Florida gets a 2020 centerpiece from Friday Night Lights in 2018.

NCAA Football: SEC Football Media Day Dale Zanine-USA TODAY Sports

The Florida Gators held their annual midsummer recruiting event — Friday Night Lights — on Friday, and some of the nation’s best high school football players were in attendance.

The first commitment to come of the weekend, though, came not from one of the rising seniors in the Class of 2019 in attendance, but from a 2020 quarterback who could be the centerpiece of Dan Mullen’s third recruiting class.

Anthony Richardson, from Gainesville’s own Eastside High, made his commitment public on Saturday afternoon with a tweet.

The commitment, first reported by Jason Higdon, is Florida’s third for the 2020 class — but it could be the most important, given that Richardson is now set to be the primary or sole quarterback in the class and could end up being the ringleader of it.

Richardson does not yet have a rating from a national recruiting service, but his highlights — and his 6’4” height and lanky frame, which makes his being listed at over 200 pounds somewhat suspect — suggest he has the potential to be the sort of QB who could end up in the four-star range.

Richardson displays a very easy arm motion on video, one that could well be refined to get more gas on his fastball — which seems to have only average zip at the moment — and appears to throw with touch to various levels. He’s also got excellent wheels for a quarterback, and makes plays in the highlights as passer, runner, and receiver.

Also, and obviously, Richardson fits into a mold that Mullen has hewed to when it comes to the prospects he’s recruited at quarterback.
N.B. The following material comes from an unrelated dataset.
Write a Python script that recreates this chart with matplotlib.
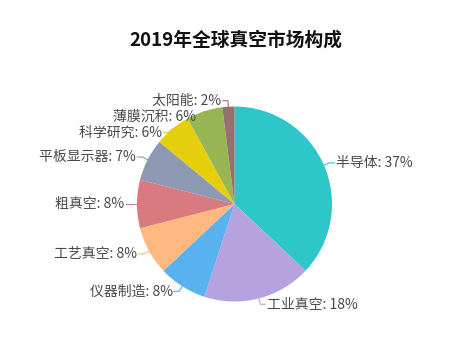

Like freshman Emory Jones and 2019 commit Jalon Jones, Richardson has many of the physical tools that one might grant to an ideal athlete for the position in Mullen’s spread offense with significant QB-run concepts, and it is no stretch to envision him thriving as a fit in that scheme.

Given Florida’s significant struggles at the quarterback position in recent years — and how much they have had to do with the twin problems of quarterbacks not fitting their coaches’ schemes and Florida lacking quality depth of players capable of playing the same role — it sure seems to me like a good idea for Mullen to stock up on the kind of QB he likes.